Everyone has stuff's picture

I will try the non-engaguement. I have my feelings prepared to back out if needed. I have told my fiance that for the next 23 days we have to get our kids together as much as possible, mostly for the stepdaughters sake and mine. The non-engaguement is very difficult for me bc most kids and I really get along well. I even have kids ask if they can come stay the night when my kids aren't home (which I never do... IT'S MY KID FREE NIGHT LOL)but I've never met a kid that just doesn't like me, infact before her dad and I started dating she would come stay 2 to 3 nights at a time with my 10 year old daughter. Her definition of someone being nice is someone that does exactly as she says.... so she has started tell her dad that I'm mean to her. He doesn't tell me he agrees with her but he tells me over and over "be nice."

So the non-engagument is my next step.... As much as it kills me to act like someone isn't in the room bc I think it's rude I will do it.

Ondasash's picture

My SD 10 tried to control her dad while we dated but luckily he stopped her little tail. She tries now again for some reason but we're married now. She tries to say she don't like the restraunt my husband and I agree on but it doesn't matter. She has no say in anything. She gets back handed by her dad now when she pops off with the mouth or popped in the back of her head! Lol. Its great to see he doesn't allow her to run stuff. I admire him for this and I think if you just tell your fiance that his daughter needs to understand your taking him away but you are going to be his wife and the adults come up with the descion then maybe he will talk with her and things can change?.

Ondasash's picture

My SD 10 tried to control her dad while we dated but luckily he stopped her little tail. She tries now again for some reason but we're married now. She tries to say she don't like the restraunt my husband and I agree on but it doesn't matter. She has no say in anything. She gets back handed by her dad now when she pops off with the mouth or popped in the back of her head! Lol. Its great to see he doesn't allow her to run stuff. I admire him for this and I think if you just tell your fiance that his daughter needs to understand your not taking him away but you are going to be his wife and the adults come up with the descion then maybe he will talk with her and things can change?.
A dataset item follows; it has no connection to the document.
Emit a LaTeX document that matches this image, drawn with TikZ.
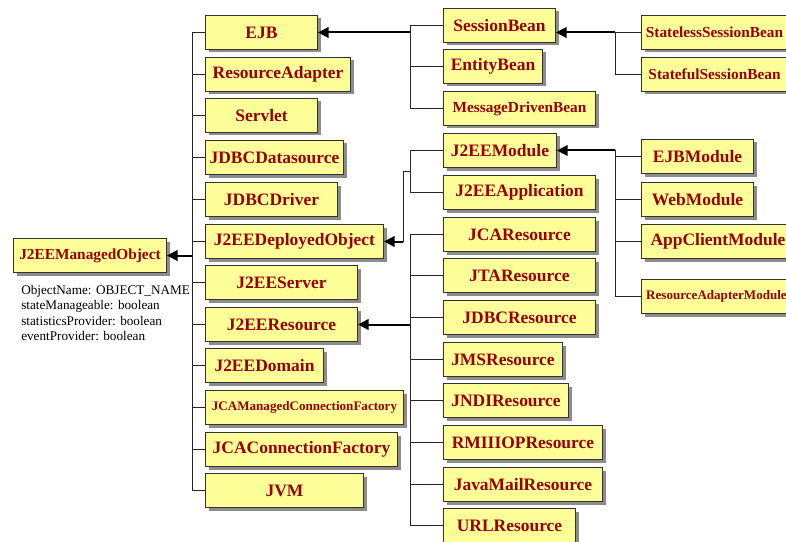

Everyone has stuff's picture

I personaly think she feels like she has 23 days to stop this and she is going to do whatever it takes to do so. He doesn't think she's old enought to think that way but I disagree and I pray she says something or does something that will open his eyes. While throwing her fits shes really good at running her mouth... just hope between now and June 8th she runs it so much she gives away her plan. The only reason I don't put it past her is bc I have seen little girls do this before and little girls are just mini-woman and I believe that woman can be vicious and conniving when threatened. Shes aware of her dislike for me, she used to have a bag that hung on her wall that said my name and when I would come around and she didn't like me for that day she would hang it back on her wall.

Everyone has stuff's picture

Oh and to answer the question about the living arrangements they live with him literally 2 1/2 days out of the week and every other weekend.

itshardbeingastepmum's picture

Dont cancel your plans, dont allow this child to have that control over your lives! If you put this wedding on hold she will think she has won and will have complete control over everything. Your husband definitely needs to put a stop to her behaviour and he needs to explain to her that you are not the enemy, you are not there to take her Dad away. I personally wouldnt cancel, i just think that allows her the power she so desire.  She is a 9 year old child and should be firmly put in her place!